On September 8, 2020, the Equal Employment Opportunity Commission (“Commission”) updated its Coronavirus guidance to address concerns regarding the legality of employer-mandated Coronavirus testing under the Americans with Disabilities Act (“ADA”).

Pursuant to the ADA, employers can establish mandatory testing and screening procedures so long as the procedures are “job related and consistent with business necessity.”  The Commission explained that employer-mandated Coronavirus testing does not run afoul of the ADA because such testing is necessary to determine whether an employee’s presence in the workplace poses a threat to the safety of others.  As such, employers may administer periodic Coronavirus testing and they can require testing before allowing employees to enter the workplace.

Employers can also ask their employees whether they have had the Coronavirus or Coronavirus symptoms, or whether they have ever been tested for the Coronavirus.  As a caveat, however, employers should note that such questions must be directed to all employees, and not specific employees.  Under the ADA, an employer can ask a particular employee such questions only if the employer has a “reasonable belief based on objective evidence” that the employee might have the Coronavirus.

Likewise, employers may not ask their employees whether they have family members diagnosed with the Coronavirus.  Employers can, however, ask their employees whether they have had contact with anyone diagnosed with the disease.

  1. The Maryland CROWN Act

Employers who maintain grooming or personal appearance standards in their workplaces should take particular note of the protections afforded employees under the Maryland CROWN Act.  Effective on October 1, 2020, the CROWN Act prohibits employers from discriminating against individuals on the basis of “certain traits associated with race, including hair texture and certain hairstyles.”  The statute specifically includes protection for “braids, twists, and locks,” as well as “hair texture, afro hairstyles, and protective hairstyles.”

  1. Revisions to Maryland’s Equal Pay for Equal Work Law

Maryland recently revised its Equal Pay for Equal Work law in an effort to promote pay transparency and equal pay standards.  As of October 1, 2020, Maryland law prohibits employers from retaliating against employees who inquire about their own wages.  Specifically, employers may not prevent employees from discussing their wages with other employees, nor can employers “take any adverse employment action” against employees who do so.
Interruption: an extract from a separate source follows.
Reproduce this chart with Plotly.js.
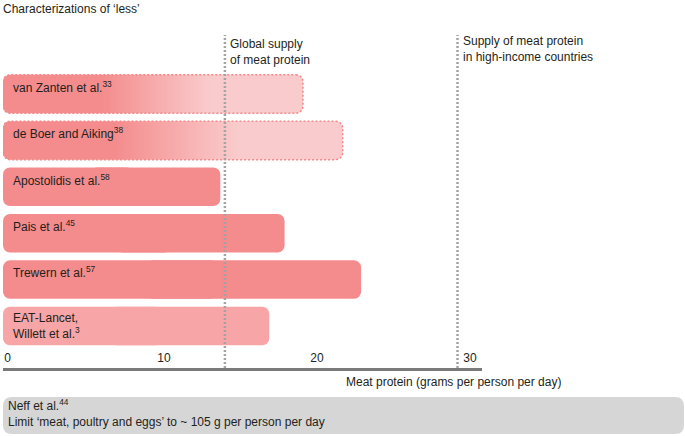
<!DOCTYPE html>
<html><head><meta charset="utf-8">
<script src="https://cdn.plot.ly/plotly-3.0.1.min.js"></script>
<style>html,body{margin:0;padding:0;background:#fff}#chart{width:685px;height:436px}</style>
</head><body><div id="chart"></div>
<script>
// ---- data ----
const studies = ['van Zanten et al.', 'de Boer and Aiking', 'Apostolidis et al.', 'Pais et al.', 'Trewern et al.', 'EAT-Lancet,<br>Willett et al.'];
const refNumbers = ['33', '38', '58', '45', '57', '3'];
const meatProtein = [19.6, 22.2, 14.2, 18.4, 23.4, 17.4];
const isRange = [true, true, false, false, false, false];
const referenceLines = [14.5, 29.7];
const referenceLabels = ['Global supply<br>of meat protein', 'Supply of meat protein<br>in high-income countries'];
const tickValues = [0, 10, 20, 30];
const tickLabels = ['0', '10', '20', '30'];
const chartTitle = 'Characterizations of \u2018less\u2019';
const axisTitle = 'Meat protein (grams per person per day)';
const noteText = 'Neff et al.<sup>44</sup><br>Limit \u2018meat, poultry and eggs\u2019 to ~ 105 g per person per day';

// ---- style ----
const FONT = 'Liberation Sans, Arial, Helvetica, sans-serif';
const TXT = '#231f20';
const SOLID = '#f48c8d', LIGHT = '#facbcc', EAT = '#f7a5a6';
const M = {l: 3, r: 203, t: 35, b: 68};
const W = 685, H = 436;
const xMax = 31.3;
const yRange = [5.905, -1.272];
const plotW = W - M.l - M.r, plotH = H - M.t - M.b;
const pxX = plotW / xMax, pxY = plotH / Math.abs(yRange[0] - yRange[1]);
const BARW = 0.83, RAD = 7;

const traces = [];
const solidIdx = studies.map((_, i) => i).filter(i => !isRange[i]);
const solidColors = solidIdx.map(i => i === 5 ? EAT : SOLID);
// left part (rounded at 0) and right part (rounded at value), overlapping
traces.push({
  type: 'bar', orientation: 'h', y: solidIdx,
  base: solidIdx.map(i => meatProtein[i] * 0.6), x: solidIdx.map(i => -meatProtein[i] * 0.6),
  width: BARW, marker: {color: solidColors, cornerradius: RAD, line: {width: 0}},
  hoverinfo: 'skip', showlegend: false
});
traces.push({
  type: 'bar', orientation: 'h', y: solidIdx,
  base: solidIdx.map(i => meatProtein[i] * 0.4), x: solidIdx.map(i => meatProtein[i] * 0.6),
  width: BARW, marker: {color: solidColors, cornerradius: RAD, line: {width: 0}},
  hoverinfo: 'skip', showlegend: false
});

function roundedRect(x0, x1, y0, y1, rx, ry) {
  const xs = [], ys = [];
  const corners = [[x1 - rx, y0 + ry, 270], [x1 - rx, y1 - ry, 0], [x0 + rx, y1 - ry, 90], [x0 + rx, y0 + ry, 180]];
  corners.forEach(([cx, cy, a0]) => {
    for (let k = 0; k <= 8; k++) {
      const a = (a0 + k * 90 / 8) * Math.PI / 180;
      xs.push(cx + rx * Math.cos(a)); ys.push(cy + ry * Math.sin(a));
    }
  });
  xs.push(xs[0]); ys.push(ys[0]);
  return {xs, ys};
}

studies.forEach((s, i) => {
  if (!isRange[i]) return;
  const r = roundedRect(0, meatProtein[i], i - BARW / 2, i + BARW / 2, RAD / pxX, RAD / pxY);
  traces.push({
    type: 'scatter', mode: 'lines', x: r.xs, y: r.ys, fill: 'toself',
    fillcolor: LIGHT,
    fillgradient: {type: 'horizontal', colorscale: [[0, SOLID], [0.33, SOLID], [0.69, LIGHT], [1, LIGHT]]},
    line: {color: '#f4878a', width: 1.5, dash: '2px,2px'},
    hoverinfo: 'skip', showlegend: false
  });
});

const annotations = [];
studies.forEach((s, i) => {
  annotations.push({
    text: s + '<sup>' + refNumbers[i] + '</sup>', xref: 'x', yref: 'y', x: 0, y: i - BARW / 2,
    xanchor: 'left', yanchor: 'top', xshift: 8, yshift: -2, align: 'left', showarrow: false,
    font: {family: FONT, size: 12, color: TXT}
  });
});
referenceLines.forEach((v, i) => {
  annotations.push({
    text: referenceLabels[i], xref: 'x', yref: 'paper', x: v, y: 1,
    xanchor: 'left', yanchor: 'top', xshift: 3, yshift: i === 0 ? 0 : 3, align: 'left', showarrow: false,
    font: {family: FONT, size: 12, color: TXT}
  });
});
annotations.push({
  text: axisTitle, xref: 'paper', yref: 'paper', x: (563 - M.l) / plotW, y: (H - M.b - 382) / plotH,
  xanchor: 'right', yanchor: 'middle', showarrow: false, font: {family: FONT, size: 12, color: TXT}
});
annotations.push({
  text: noteText, xref: 'paper', yref: 'paper', x: (6 - M.l) / plotW, y: (H - M.b - 413) / plotH,
  xanchor: 'left', yanchor: 'middle', align: 'left', showarrow: false, font: {family: FONT, size: 12, color: TXT}
});

// note box (rounded) in paper coords
function roundedPath(px0, px1, py0, py1, r) {
  const x0 = (px0 - M.l) / plotW, x1 = (px1 - M.l) / plotW;
  const y1 = (H - M.b - py0) / plotH, y0 = (H - M.b - py1) / plotH;
  const rx = r / plotW, ry = r / plotH;
  return `M${x0 + rx},${y1} L${x1 - rx},${y1} Q${x1},${y1} ${x1},${y1 - ry} L${x1},${y0 + ry} Q${x1},${y0} ${x1 - rx},${y0} L${x0 + rx},${y0} Q${x0},${y0} ${x0},${y0 + ry} L${x0},${y1 - ry} Q${x0},${y1} ${x0 + rx},${y1} Z`;
}
const shapes = [{
  type: 'path', xref: 'paper', yref: 'paper', path: roundedPath(3, 684, 397, 434, 9),
  fillcolor: '#d6d6d6', line: {width: 0}, layer: 'below'
}];
referenceLines.forEach(v => shapes.push({
  type: 'line', xref: 'x', yref: 'paper', x0: v, x1: v, y0: 0, y1: 1,
  line: {color: '#a3a3a3', width: 2.5, dash: '2px,2px'}, layer: 'above'
}));

const layout = {
  width: W, height: H, margin: M, paper_bgcolor: '#fff', plot_bgcolor: '#fff',
  font: {family: FONT, size: 12, color: TXT},
  title: {text: chartTitle, xref: 'container', yref: 'container', x: 3 / W, xanchor: 'left', y: 1 - 9 / H, yanchor: 'middle', font: {family: FONT, size: 12, color: TXT}},
  barmode: 'overlay', showlegend: false,
  xaxis: {range: [0, xMax], tickvals: tickValues, ticktext: tickLabels, ticklabelposition: 'inside right', ticks: '',
    showline: true, linecolor: '#7a7a7a', linewidth: 2.5, showgrid: false, zeroline: false,
    tickfont: {family: FONT, size: 12, color: TXT}, fixedrange: true},
  yaxis: {range: yRange, visible: false, showgrid: false, zeroline: false, fixedrange: true},
  annotations, shapes
};
Plotly.newPlot('chart', traces, layout, {staticPlot: true, displayModeBar: false});
</script></body></html>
The revised law also bars employers from inquiring about job applicants’ wage histories in making decisions about employment or initial pay.  Rather, employers must provide “wage range” information to job applicants upon their request.  Accordingly, employers should ensure that they do not request wage histories from job applicants or their current or former employers, and that wage range information is available to job applicants who request it.
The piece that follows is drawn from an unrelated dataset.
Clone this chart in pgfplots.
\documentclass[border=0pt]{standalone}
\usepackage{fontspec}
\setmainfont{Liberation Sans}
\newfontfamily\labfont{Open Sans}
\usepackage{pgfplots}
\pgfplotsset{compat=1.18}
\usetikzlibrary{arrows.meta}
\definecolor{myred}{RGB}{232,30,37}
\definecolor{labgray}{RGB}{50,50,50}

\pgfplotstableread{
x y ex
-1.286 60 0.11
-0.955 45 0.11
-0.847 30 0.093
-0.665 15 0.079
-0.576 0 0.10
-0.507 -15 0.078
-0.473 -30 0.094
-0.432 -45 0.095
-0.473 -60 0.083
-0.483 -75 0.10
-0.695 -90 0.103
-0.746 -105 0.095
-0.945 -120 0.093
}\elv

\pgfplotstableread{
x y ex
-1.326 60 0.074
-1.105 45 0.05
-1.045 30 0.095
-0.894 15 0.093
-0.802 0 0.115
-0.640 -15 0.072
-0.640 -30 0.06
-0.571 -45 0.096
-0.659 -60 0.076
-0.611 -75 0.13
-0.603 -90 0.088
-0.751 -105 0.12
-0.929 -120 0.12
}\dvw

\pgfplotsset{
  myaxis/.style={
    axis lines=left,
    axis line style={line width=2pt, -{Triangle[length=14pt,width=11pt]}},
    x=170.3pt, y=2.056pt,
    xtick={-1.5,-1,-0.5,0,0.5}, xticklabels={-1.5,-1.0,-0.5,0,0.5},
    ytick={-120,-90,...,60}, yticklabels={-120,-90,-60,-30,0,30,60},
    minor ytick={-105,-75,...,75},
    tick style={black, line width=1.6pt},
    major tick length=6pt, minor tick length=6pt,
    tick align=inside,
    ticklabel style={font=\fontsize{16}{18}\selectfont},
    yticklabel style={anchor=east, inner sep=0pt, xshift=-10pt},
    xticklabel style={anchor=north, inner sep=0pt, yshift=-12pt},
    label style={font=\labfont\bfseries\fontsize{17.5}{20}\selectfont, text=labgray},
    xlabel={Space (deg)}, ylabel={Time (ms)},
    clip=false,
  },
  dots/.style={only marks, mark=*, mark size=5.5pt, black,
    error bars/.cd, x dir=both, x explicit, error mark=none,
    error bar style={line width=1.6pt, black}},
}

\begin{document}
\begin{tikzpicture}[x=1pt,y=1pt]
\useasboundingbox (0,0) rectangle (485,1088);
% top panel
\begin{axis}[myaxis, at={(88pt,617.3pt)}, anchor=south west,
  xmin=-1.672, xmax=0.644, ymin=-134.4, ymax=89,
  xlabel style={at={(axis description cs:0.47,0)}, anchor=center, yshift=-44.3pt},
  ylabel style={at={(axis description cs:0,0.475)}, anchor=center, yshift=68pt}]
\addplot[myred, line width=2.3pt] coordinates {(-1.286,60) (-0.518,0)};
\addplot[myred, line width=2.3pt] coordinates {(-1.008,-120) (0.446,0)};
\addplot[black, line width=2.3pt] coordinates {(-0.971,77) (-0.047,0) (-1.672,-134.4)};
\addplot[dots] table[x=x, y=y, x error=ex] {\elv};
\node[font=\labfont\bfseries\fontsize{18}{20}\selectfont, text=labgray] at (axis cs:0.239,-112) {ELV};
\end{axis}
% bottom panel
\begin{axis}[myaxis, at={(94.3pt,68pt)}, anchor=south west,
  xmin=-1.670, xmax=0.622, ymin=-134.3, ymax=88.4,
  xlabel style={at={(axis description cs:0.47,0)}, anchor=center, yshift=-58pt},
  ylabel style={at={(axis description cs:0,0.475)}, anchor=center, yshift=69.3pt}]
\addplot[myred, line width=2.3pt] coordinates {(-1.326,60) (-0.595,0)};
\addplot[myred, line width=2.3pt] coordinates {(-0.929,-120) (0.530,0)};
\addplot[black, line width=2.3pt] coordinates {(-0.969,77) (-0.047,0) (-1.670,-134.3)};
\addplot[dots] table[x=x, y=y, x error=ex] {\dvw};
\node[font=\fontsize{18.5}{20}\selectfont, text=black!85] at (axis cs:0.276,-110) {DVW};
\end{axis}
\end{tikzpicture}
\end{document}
  1. Changes to Maryland’s Mini-WARN Act

On October 1, 2020, the Maryland legislature made substantial changes to its Worker Adjustment and Retraining Notification Act (“mini-WARN Act”).  Previously, employers did not have to provide advance notice of employee layoffs.  The revised mini-WARN Act, however, imposes mandatory notice requirements on certain employers.  Specifically, employers with at least 50 employees and who operate an industrial, commercial, or business enterprise must provide 60 days’ written notice before implementing a “reduction in operations.”  A reduction in operations occurs when an employer relocates part of its operations from one workplace to another or shuts down a portion of its operations, which reduces the number of employees by the greater of at least 25% or at least 15 employees, over any three-month period.  Employers should note, however, that the law’s mandatory notice requirements do not apply to certain reductions in operations, such as those that occur at construction sites or other temporary workplaces.